Each line of the material must be repeated precisely, with the pictures left out.

start

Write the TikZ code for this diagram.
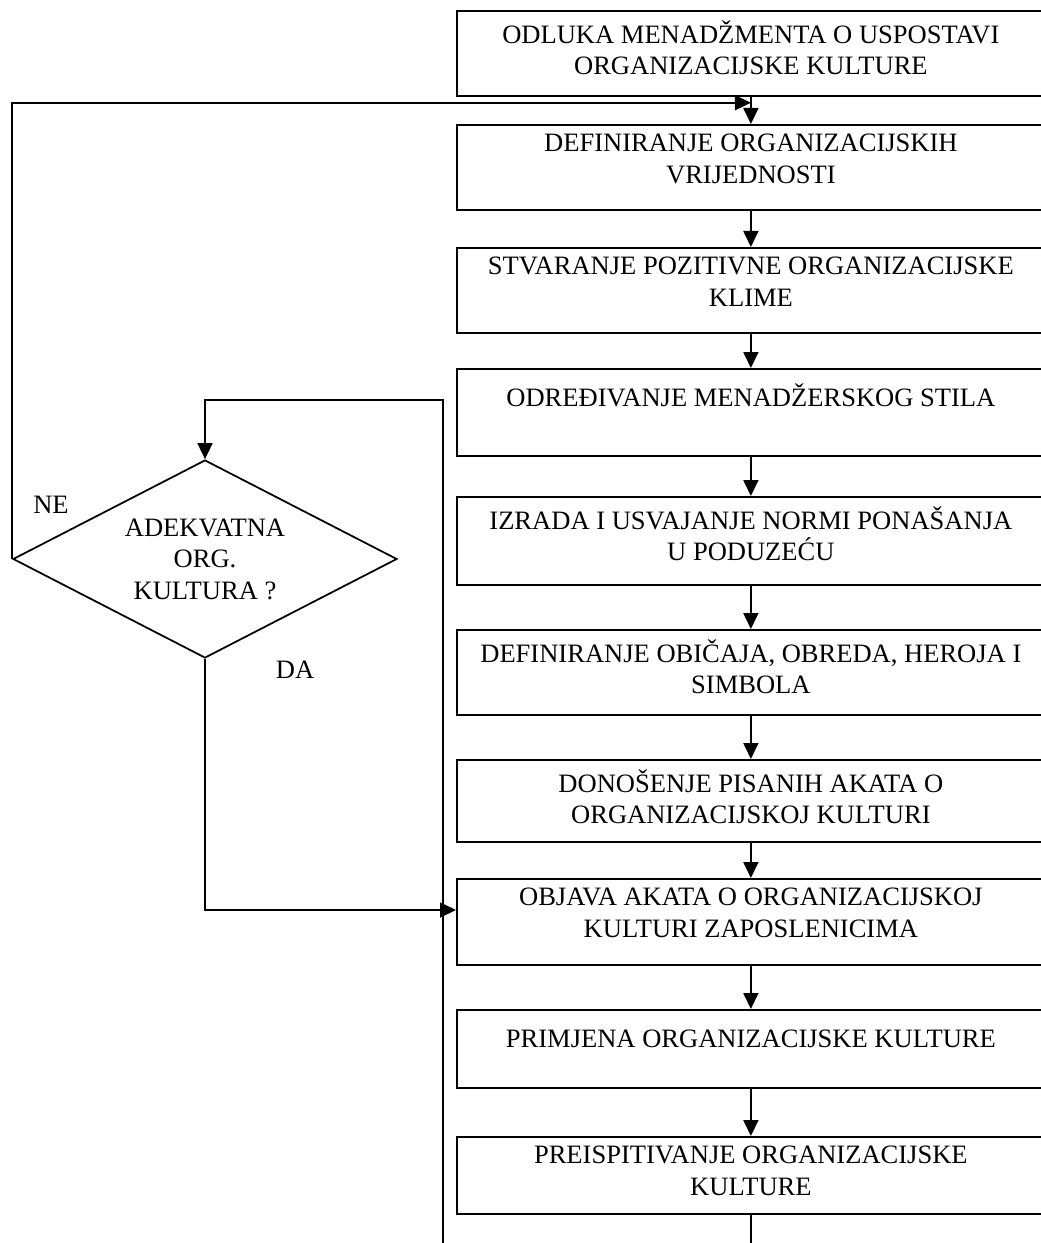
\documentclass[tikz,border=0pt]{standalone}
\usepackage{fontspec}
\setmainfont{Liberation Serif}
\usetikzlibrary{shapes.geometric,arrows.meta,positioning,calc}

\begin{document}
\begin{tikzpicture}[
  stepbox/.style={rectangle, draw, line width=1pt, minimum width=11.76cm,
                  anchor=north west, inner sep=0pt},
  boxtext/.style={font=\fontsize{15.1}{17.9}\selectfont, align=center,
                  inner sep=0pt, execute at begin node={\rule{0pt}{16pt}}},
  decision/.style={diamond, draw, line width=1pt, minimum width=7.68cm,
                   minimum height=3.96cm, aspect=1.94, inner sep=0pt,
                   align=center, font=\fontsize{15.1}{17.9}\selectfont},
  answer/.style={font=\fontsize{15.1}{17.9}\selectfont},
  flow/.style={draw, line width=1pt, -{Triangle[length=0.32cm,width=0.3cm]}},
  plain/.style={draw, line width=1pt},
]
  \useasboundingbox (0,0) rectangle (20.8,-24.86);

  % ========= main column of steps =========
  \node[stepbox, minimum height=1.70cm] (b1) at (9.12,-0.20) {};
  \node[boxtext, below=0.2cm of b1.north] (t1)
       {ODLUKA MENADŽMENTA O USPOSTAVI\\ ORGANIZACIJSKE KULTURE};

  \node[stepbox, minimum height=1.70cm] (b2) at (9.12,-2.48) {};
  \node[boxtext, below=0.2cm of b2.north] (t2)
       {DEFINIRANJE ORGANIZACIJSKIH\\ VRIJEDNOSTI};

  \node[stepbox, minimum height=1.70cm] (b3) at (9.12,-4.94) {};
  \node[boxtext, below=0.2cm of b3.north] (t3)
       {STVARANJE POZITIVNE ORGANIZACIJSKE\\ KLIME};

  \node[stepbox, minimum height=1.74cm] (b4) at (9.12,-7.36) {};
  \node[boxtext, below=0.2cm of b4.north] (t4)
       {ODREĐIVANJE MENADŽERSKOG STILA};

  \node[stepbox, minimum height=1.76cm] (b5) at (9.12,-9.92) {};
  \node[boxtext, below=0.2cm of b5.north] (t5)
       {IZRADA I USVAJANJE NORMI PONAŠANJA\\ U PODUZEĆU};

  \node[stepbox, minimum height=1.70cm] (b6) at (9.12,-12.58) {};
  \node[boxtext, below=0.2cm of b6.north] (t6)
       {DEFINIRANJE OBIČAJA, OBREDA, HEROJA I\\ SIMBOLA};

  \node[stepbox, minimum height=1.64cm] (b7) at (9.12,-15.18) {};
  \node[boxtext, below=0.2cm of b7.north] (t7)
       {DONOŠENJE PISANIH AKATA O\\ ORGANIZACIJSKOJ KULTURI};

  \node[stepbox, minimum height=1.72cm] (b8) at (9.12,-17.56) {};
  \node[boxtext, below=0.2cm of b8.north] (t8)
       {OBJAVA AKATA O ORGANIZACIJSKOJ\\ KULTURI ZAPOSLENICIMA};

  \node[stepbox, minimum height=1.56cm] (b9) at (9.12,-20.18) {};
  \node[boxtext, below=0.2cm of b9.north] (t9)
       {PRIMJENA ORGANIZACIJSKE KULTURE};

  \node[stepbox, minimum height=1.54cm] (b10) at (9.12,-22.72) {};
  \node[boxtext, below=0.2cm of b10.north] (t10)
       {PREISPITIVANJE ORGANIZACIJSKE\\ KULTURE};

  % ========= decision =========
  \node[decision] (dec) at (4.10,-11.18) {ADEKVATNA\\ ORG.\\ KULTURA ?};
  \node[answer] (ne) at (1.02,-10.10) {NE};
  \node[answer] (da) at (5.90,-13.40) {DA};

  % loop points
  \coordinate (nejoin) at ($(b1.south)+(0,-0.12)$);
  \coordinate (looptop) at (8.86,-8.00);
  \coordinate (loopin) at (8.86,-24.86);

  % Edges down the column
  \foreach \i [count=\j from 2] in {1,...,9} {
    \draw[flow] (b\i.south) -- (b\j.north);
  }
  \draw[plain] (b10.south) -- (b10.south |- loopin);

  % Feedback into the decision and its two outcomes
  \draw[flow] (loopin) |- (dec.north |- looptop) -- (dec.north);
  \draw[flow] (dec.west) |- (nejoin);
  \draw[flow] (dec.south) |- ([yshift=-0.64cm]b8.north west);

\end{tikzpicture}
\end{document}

end

Solution for this task
Write the TikZ code for this diagram.
\documentclass[tikz,border=0pt]{standalone}
\usepackage{fontspec}
\setmainfont{Liberation Serif}
\usetikzlibrary{shapes.geometric,arrows.meta,positioning,calc}

\begin{document}
\begin{tikzpicture}[
  stepbox/.style={rectangle, draw, line width=1pt, minimum width=11.76cm,
                  anchor=north west, inner sep=0pt},
  boxtext/.style={font=\fontsize{15.1}{17.9}\selectfont, align=center,
                  inner sep=0pt, execute at begin node={\rule{0pt}{16pt}}},
  decision/.style={diamond, draw, line width=1pt, minimum width=7.68cm,
                   minimum height=3.96cm, aspect=1.94, inner sep=0pt,
                   align=center, font=\fontsize{15.1}{17.9}\selectfont},
  answer/.style={font=\fontsize{15.1}{17.9}\selectfont},
  flow/.style={draw, line width=1pt, -{Triangle[length=0.32cm,width=0.3cm]}},
  plain/.style={draw, line width=1pt},
]
  \useasboundingbox (0,0) rectangle (20.8,-24.86);

  % ========= main column of steps =========
  \node[stepbox, minimum height=1.70cm] (b1) at (9.12,-0.20) {};
  \node[boxtext, below=0.2cm of b1.north] (t1)
       {ODLUKA MENADŽMENTA O USPOSTAVI\\ ORGANIZACIJSKE KULTURE};

  \node[stepbox, minimum height=1.70cm] (b2) at (9.12,-2.48) {};
  \node[boxtext, below=0.2cm of b2.north] (t2)
       {DEFINIRANJE ORGANIZACIJSKIH\\ VRIJEDNOSTI};

  \node[stepbox, minimum height=1.70cm] (b3) at (9.12,-4.94) {};
  \node[boxtext, below=0.2cm of b3.north] (t3)
       {STVARANJE POZITIVNE ORGANIZACIJSKE\\ KLIME};

  \node[stepbox, minimum height=1.74cm] (b4) at (9.12,-7.36) {};
  \node[boxtext, below=0.2cm of b4.north] (t4)
       {ODREĐIVANJE MENADŽERSKOG STILA};

  \node[stepbox, minimum height=1.76cm] (b5) at (9.12,-9.92) {};
  \node[boxtext, below=0.2cm of b5.north] (t5)
       {IZRADA I USVAJANJE NORMI PONAŠANJA\\ U PODUZEĆU};

  \node[stepbox, minimum height=1.70cm] (b6) at (9.12,-12.58) {};
  \node[boxtext, below=0.2cm of b6.north] (t6)
       {DEFINIRANJE OBIČAJA, OBREDA, HEROJA I\\ SIMBOLA};

  \node[stepbox, minimum height=1.64cm] (b7) at (9.12,-15.18) {};
  \node[boxtext, below=0.2cm of b7.north] (t7)
       {DONOŠENJE PISANIH AKATA O\\ ORGANIZACIJSKOJ KULTURI};

  \node[stepbox, minimum height=1.72cm] (b8) at (9.12,-17.56) {};
  \node[boxtext, below=0.2cm of b8.north] (t8)
       {OBJAVA AKATA O ORGANIZACIJSKOJ\\ KULTURI ZAPOSLENICIMA};

  \node[stepbox, minimum height=1.56cm] (b9) at (9.12,-20.18) {};
  \node[boxtext, below=0.2cm of b9.north] (t9)
       {PRIMJENA ORGANIZACIJSKE KULTURE};

  \node[stepbox, minimum height=1.54cm] (b10) at (9.12,-22.72) {};
  \node[boxtext, below=0.2cm of b10.north] (t10)
       {PREISPITIVANJE ORGANIZACIJSKE\\ KULTURE};

  % ========= decision =========
  \node[decision] (dec) at (4.10,-11.18) {ADEKVATNA\\ ORG.\\ KULTURA ?};
  \node[answer] (ne) at (1.02,-10.10) {NE};
  \node[answer] (da) at (5.90,-13.40) {DA};

  % loop points
  \coordinate (nejoin) at ($(b1.south)+(0,-0.12)$);
  \coordinate (looptop) at (8.86,-8.00);
  \coordinate (loopin) at (8.86,-24.86);

  % Edges down the column
  \foreach \i [count=\j from 2] in {1,...,9} {
    \draw[flow] (b\i.south) -- (b\j.north);
  }
  \draw[plain] (b10.south) -- (b10.south |- loopin);

  % Feedback into the decision and its two outcomes
  \draw[flow] (loopin) |- (dec.north |- looptop) -- (dec.north);
  \draw[flow] (dec.west) |- (nejoin);
  \draw[flow] (dec.south) |- ([yshift=-0.64cm]b8.north west);

\end{tikzpicture}
\end{document}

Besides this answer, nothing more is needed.